▶ BRIEF:
Repeat the data below exactly, dropping any pictures it holds.
· · · · · · ·
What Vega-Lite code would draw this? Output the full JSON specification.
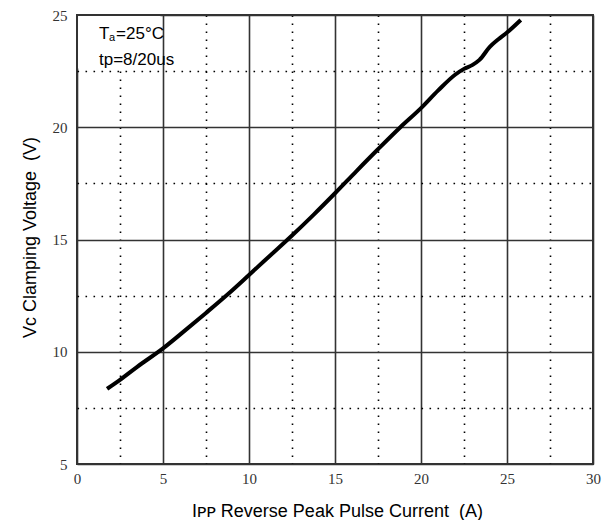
{
  "$schema": "https://vega.github.io/schema/vega-lite/v6.json",
  "width": 516,
  "height": 449,
  "autosize": {"type": "none"},
  "padding": {"left": 77, "top": 15, "right": 9, "bottom": 56},
  "background": "white",
  "config": {
    "view": {"stroke": "#333", "strokeWidth": 2},
    "axis": {
      "grid": true,
      "gridColor": {"condition": {"test": "datum.value % 5 !== 0", "value": "#000"}, "value": "#333"},
      "gridDash": {"condition": {"test": "datum.value % 5 !== 0", "value": [1.6, 6.4]}, "value": []},
      "gridWidth": 1.6,
      "ticks": false, "tickSize": 0, "domain": false,
      "labelExpr": "datum.value % 5 === 0 ? datum.label : ''",
      "labelFont": "Liberation Serif", "labelFontSize": 15, "labelColor": "#333",
      "labelFlush": false, "labelOverlap": false,
      "titleFont": "Liberation Sans", "titleFontSize": 18, "titleFontWeight": "normal", "titleColor": "black",
      "titleBaseline": "alphabetic", "titleAlign": "center"
    },
    "axisX": {"labelPadding": 7, "titleX": 260, "titleY": 52},
    "axisY": {"labelPadding": 10, "titleX": -42, "titleY": 222, "titleAngle": -90}
  },
  "datasets": {
    "curve": [
      {"i": 1.75, "v": 8.35},
      {"i": 2.5, "v": 8.75},
      {"i": 3.5, "v": 9.33},
      {"i": 5, "v": 10.15},
      {"i": 6.25, "v": 10.93},
      {"i": 7.5, "v": 11.73},
      {"i": 8.75, "v": 12.55},
      {"i": 10, "v": 13.42},
      {"i": 11.25, "v": 14.3},
      {"i": 12.5, "v": 15.18},
      {"i": 13.75, "v": 16.1},
      {"i": 15, "v": 17.06},
      {"i": 16.25, "v": 18.05},
      {"i": 17.5, "v": 19.02},
      {"i": 18.8, "v": 20.0},
      {"i": 20, "v": 20.85},
      {"i": 21, "v": 21.64},
      {"i": 22, "v": 22.35},
      {"i": 22.5, "v": 22.6},
      {"i": 23, "v": 22.78},
      {"i": 23.4, "v": 23.0},
      {"i": 24, "v": 23.58},
      {"i": 24.5, "v": 23.92},
      {"i": 25, "v": 24.22},
      {"i": 25.8, "v": 24.78}
    ],
    "box": [{"x1": 0.06, "x2": 4.85, "y1": 22.62, "y2": 24.96}],
    "one": [{}]
  },
  "layer": [
    {
      "data": {"name": "curve"},
      "mark": {"type": "line", "color": "black", "strokeWidth": 4, "interpolate": "monotone", "strokeCap": "butt"},
      "encoding": {
        "x": {
          "field": "i", "type": "quantitative",
          "scale": {"domain": [0, 30], "nice": false, "zero": false},
          "title": "Iᴘᴘ Reverse Peak Pulse Current\u00a0 (A)",
          "axis": {"values": [0, 2.5, 5, 7.5, 10, 12.5, 15, 17.5, 20, 22.5, 25, 27.5, 30]}
        },
        "y": {
          "field": "v", "type": "quantitative",
          "scale": {"domain": [5, 25], "nice": false, "zero": false},
          "title": "Vᴄ Clamping Voltage\u00a0 (V)",
          "axis": {"values": [5, 7.5, 10, 12.5, 15, 17.5, 20, 22.5, 25]}
        }
      }
    },
    {
      "data": {"name": "box"},
      "mark": {"type": "rect", "fill": "white"},
      "encoding": {
        "x": {"field": "x1", "type": "quantitative"},
        "x2": {"field": "x2"},
        "y": {"field": "y1", "type": "quantitative"},
        "y2": {"field": "y2"}
      }
    },
    {
      "data": {"name": "one"},
      "mark": {"type": "text", "text": "T", "align": "left", "baseline": "alphabetic", "font": "Liberation Sans", "fontSize": 17, "color": "black"},
      "encoding": {
        "x": {"datum": 1.28, "type": "quantitative"},
        "y": {"datum": 23.93, "type": "quantitative"}
      }
    },
    {
      "data": {"name": "one"},
      "mark": {"type": "text", "text": "a", "align": "left", "baseline": "alphabetic", "font": "Liberation Sans", "fontSize": 11, "color": "black"},
      "encoding": {
        "x": {"datum": 1.86, "type": "quantitative"},
        "y": {"datum": 23.84, "type": "quantitative"}
      }
    },
    {
      "data": {"name": "one"},
      "mark": {"type": "text", "text": "=25°C", "align": "left", "baseline": "alphabetic", "font": "Liberation Sans", "fontSize": 17, "color": "black"},
      "encoding": {
        "x": {"datum": 2.27, "type": "quantitative"},
        "y": {"datum": 23.93, "type": "quantitative"}
      }
    },
    {
      "data": {"name": "one"},
      "mark": {"type": "text", "text": "tp=8/20us", "align": "left", "baseline": "alphabetic", "font": "Liberation Sans", "fontSize": 17, "color": "black"},
      "encoding": {
        "x": {"datum": 1.28, "type": "quantitative"},
        "y": {"datum": 22.79, "type": "quantitative"}
      }
    }
  ]
}
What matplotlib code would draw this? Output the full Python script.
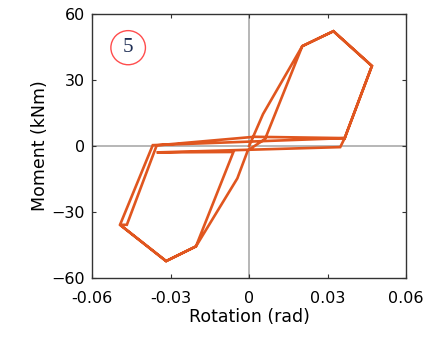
import matplotlib
matplotlib.use("Agg")
import matplotlib.pyplot as plt
from matplotlib.patches import Ellipse

rotation = [0, .0053, .0203, .0322, .0469, .0365, -.0368, -.0493, -.0317, -.0203,
            -.0045, -.0005, .0061, .0203, .0322, .0469, .0365, .0020, -.0353,
            -.0467, -.0493, -.0317, -.0203, -.0060, -.0353, .0348, .0365]
moment = [0, 14.5, 45.4, 52.2, 36.4, 3.6, 0.4, -35.8, -52.3, -45.6,
          -14.7, -2.0, 3.2, 45.4, 52.2, 36.4, 3.6, 4.2, 0.3,
          -35.8, -35.8, -52.3, -45.6, -2.7, -2.9, -0.5, 3.6]

xticks = [-0.06, -0.03, 0, 0.03, 0.06]
xticklabels = ["-0.06", "-0.03", "0", "0.03", "0.06"]
yticks = [-60, -30, 0, 30, 60]

fig = plt.figure(figsize=(4.31, 3.42), dpi=100)
ax = fig.add_axes([0.2135, 0.187, 0.729, 0.772])

ax.axhline(0, color="#aaaaaa", lw=1.2, zorder=1)
ax.axvline(0, color="#aaaaaa", lw=1.2, zorder=1)
ax.plot(rotation, moment, color="#e0561f", lw=1.9, solid_joinstyle="miter", zorder=2)

ax.set_xlim(-0.06, 0.06)
ax.set_ylim(-60, 60)
ax.set_xticks(xticks)
ax.set_xticklabels(xticklabels)
ax.set_yticks(yticks)
ax.tick_params(direction="in", length=3, labelsize=11.5, top=True, right=True,
               color="#333333")
ax.tick_params(axis="x", pad=9)
ax.tick_params(axis="y", pad=5)
for s in ax.spines.values():
    s.set_color("#333333")
    s.set_linewidth(1.0)

ax.set_xlabel("Rotation (rad)", fontsize=12.5, labelpad=2)
ax.set_ylabel("Moment (kNm)", fontsize=12.5, labelpad=2)

# numbered circle in upper left
ax.add_patch(Ellipse((-0.0462, 44.7), 0.0132, 15.5, transform=ax.transData,
                     fill=False, edgecolor="#ff4d4d", lw=1.0))
ax.text(-0.0462, 44.7, "5", ha="center", va="center", fontsize=15,
        family="Liberation Serif", color="#1f2f55")

fig.savefig("out.png", dpi=100)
· · · · · · ·
▶ ANSWER TO THIS EXERCISE:
What Vega-Lite code would draw this? Output the full JSON specification.
{
  "$schema": "https://vega.github.io/schema/vega-lite/v6.json",
  "width": 516,
  "height": 449,
  "autosize": {"type": "none"},
  "padding": {"left": 77, "top": 15, "right": 9, "bottom": 56},
  "background": "white",
  "config": {
    "view": {"stroke": "#333", "strokeWidth": 2},
    "axis": {
      "grid": true,
      "gridColor": {"condition": {"test": "datum.value % 5 !== 0", "value": "#000"}, "value": "#333"},
      "gridDash": {"condition": {"test": "datum.value % 5 !== 0", "value": [1.6, 6.4]}, "value": []},
      "gridWidth": 1.6,
      "ticks": false, "tickSize": 0, "domain": false,
      "labelExpr": "datum.value % 5 === 0 ? datum.label : ''",
      "labelFont": "Liberation Serif", "labelFontSize": 15, "labelColor": "#333",
      "labelFlush": false, "labelOverlap": false,
      "titleFont": "Liberation Sans", "titleFontSize": 18, "titleFontWeight": "normal", "titleColor": "black",
      "titleBaseline": "alphabetic", "titleAlign": "center"
    },
    "axisX": {"labelPadding": 7, "titleX": 260, "titleY": 52},
    "axisY": {"labelPadding": 10, "titleX": -42, "titleY": 222, "titleAngle": -90}
  },
  "datasets": {
    "curve": [
      {"i": 1.75, "v": 8.35},
      {"i": 2.5, "v": 8.75},
      {"i": 3.5, "v": 9.33},
      {"i": 5, "v": 10.15},
      {"i": 6.25, "v": 10.93},
      {"i": 7.5, "v": 11.73},
      {"i": 8.75, "v": 12.55},
      {"i": 10, "v": 13.42},
      {"i": 11.25, "v": 14.3},
      {"i": 12.5, "v": 15.18},
      {"i": 13.75, "v": 16.1},
      {"i": 15, "v": 17.06},
      {"i": 16.25, "v": 18.05},
      {"i": 17.5, "v": 19.02},
      {"i": 18.8, "v": 20.0},
      {"i": 20, "v": 20.85},
      {"i": 21, "v": 21.64},
      {"i": 22, "v": 22.35},
      {"i": 22.5, "v": 22.6},
      {"i": 23, "v": 22.78},
      {"i": 23.4, "v": 23.0},
      {"i": 24, "v": 23.58},
      {"i": 24.5, "v": 23.92},
      {"i": 25, "v": 24.22},
      {"i": 25.8, "v": 24.78}
    ],
    "box": [{"x1": 0.06, "x2": 4.85, "y1": 22.62, "y2": 24.96}],
    "one": [{}]
  },
  "layer": [
    {
      "data": {"name": "curve"},
      "mark": {"type": "line", "color": "black", "strokeWidth": 4, "interpolate": "monotone", "strokeCap": "butt"},
      "encoding": {
        "x": {
          "field": "i", "type": "quantitative",
          "scale": {"domain": [0, 30], "nice": false, "zero": false},
          "title": "Iᴘᴘ Reverse Peak Pulse Current\u00a0 (A)",
          "axis": {"values": [0, 2.5, 5, 7.5, 10, 12.5, 15, 17.5, 20, 22.5, 25, 27.5, 30]}
        },
        "y": {
          "field": "v", "type": "quantitative",
          "scale": {"domain": [5, 25], "nice": false, "zero": false},
          "title": "Vᴄ Clamping Voltage\u00a0 (V)",
          "axis": {"values": [5, 7.5, 10, 12.5, 15, 17.5, 20, 22.5, 25]}
        }
      }
    },
    {
      "data": {"name": "box"},
      "mark": {"type": "rect", "fill": "white"},
      "encoding": {
        "x": {"field": "x1", "type": "quantitative"},
        "x2": {"field": "x2"},
        "y": {"field": "y1", "type": "quantitative"},
        "y2": {"field": "y2"}
      }
    },
    {
      "data": {"name": "one"},
      "mark": {"type": "text", "text": "T", "align": "left", "baseline": "alphabetic", "font": "Liberation Sans", "fontSize": 17, "color": "black"},
      "encoding": {
        "x": {"datum": 1.28, "type": "quantitative"},
        "y": {"datum": 23.93, "type": "quantitative"}
      }
    },
    {
      "data": {"name": "one"},
      "mark": {"type": "text", "text": "a", "align": "left", "baseline": "alphabetic", "font": "Liberation Sans", "fontSize": 11, "color": "black"},
      "encoding": {
        "x": {"datum": 1.86, "type": "quantitative"},
        "y": {"datum": 23.84, "type": "quantitative"}
      }
    },
    {
      "data": {"name": "one"},
      "mark": {"type": "text", "text": "=25°C", "align": "left", "baseline": "alphabetic", "font": "Liberation Sans", "fontSize": 17, "color": "black"},
      "encoding": {
        "x": {"datum": 2.27, "type": "quantitative"},
        "y": {"datum": 23.93, "type": "quantitative"}
      }
    },
    {
      "data": {"name": "one"},
      "mark": {"type": "text", "text": "tp=8/20us", "align": "left", "baseline": "alphabetic", "font": "Liberation Sans", "fontSize": 17, "color": "black"},
      "encoding": {
        "x": {"datum": 1.28, "type": "quantitative"},
        "y": {"datum": 22.79, "type": "quantitative"}
      }
    }
  ]
}
What matplotlib code would draw this? Output the full Python script.
import matplotlib
matplotlib.use("Agg")
import matplotlib.pyplot as plt
from matplotlib.patches import Ellipse

rotation = [0, .0053, .0203, .0322, .0469, .0365, -.0368, -.0493, -.0317, -.0203,
            -.0045, -.0005, .0061, .0203, .0322, .0469, .0365, .0020, -.0353,
            -.0467, -.0493, -.0317, -.0203, -.0060, -.0353, .0348, .0365]
moment = [0, 14.5, 45.4, 52.2, 36.4, 3.6, 0.4, -35.8, -52.3, -45.6,
          -14.7, -2.0, 3.2, 45.4, 52.2, 36.4, 3.6, 4.2, 0.3,
          -35.8, -35.8, -52.3, -45.6, -2.7, -2.9, -0.5, 3.6]

xticks = [-0.06, -0.03, 0, 0.03, 0.06]
xticklabels = ["-0.06", "-0.03", "0", "0.03", "0.06"]
yticks = [-60, -30, 0, 30, 60]

fig = plt.figure(figsize=(4.31, 3.42), dpi=100)
ax = fig.add_axes([0.2135, 0.187, 0.729, 0.772])

ax.axhline(0, color="#aaaaaa", lw=1.2, zorder=1)
ax.axvline(0, color="#aaaaaa", lw=1.2, zorder=1)
ax.plot(rotation, moment, color="#e0561f", lw=1.9, solid_joinstyle="miter", zorder=2)

ax.set_xlim(-0.06, 0.06)
ax.set_ylim(-60, 60)
ax.set_xticks(xticks)
ax.set_xticklabels(xticklabels)
ax.set_yticks(yticks)
ax.tick_params(direction="in", length=3, labelsize=11.5, top=True, right=True,
               color="#333333")
ax.tick_params(axis="x", pad=9)
ax.tick_params(axis="y", pad=5)
for s in ax.spines.values():
    s.set_color("#333333")
    s.set_linewidth(1.0)

ax.set_xlabel("Rotation (rad)", fontsize=12.5, labelpad=2)
ax.set_ylabel("Moment (kNm)", fontsize=12.5, labelpad=2)

# numbered circle in upper left
ax.add_patch(Ellipse((-0.0462, 44.7), 0.0132, 15.5, transform=ax.transData,
                     fill=False, edgecolor="#ff4d4d", lw=1.0))
ax.text(-0.0462, 44.7, "5", ha="center", va="center", fontsize=15,
        family="Liberation Serif", color="#1f2f55")

fig.savefig("out.png", dpi=100)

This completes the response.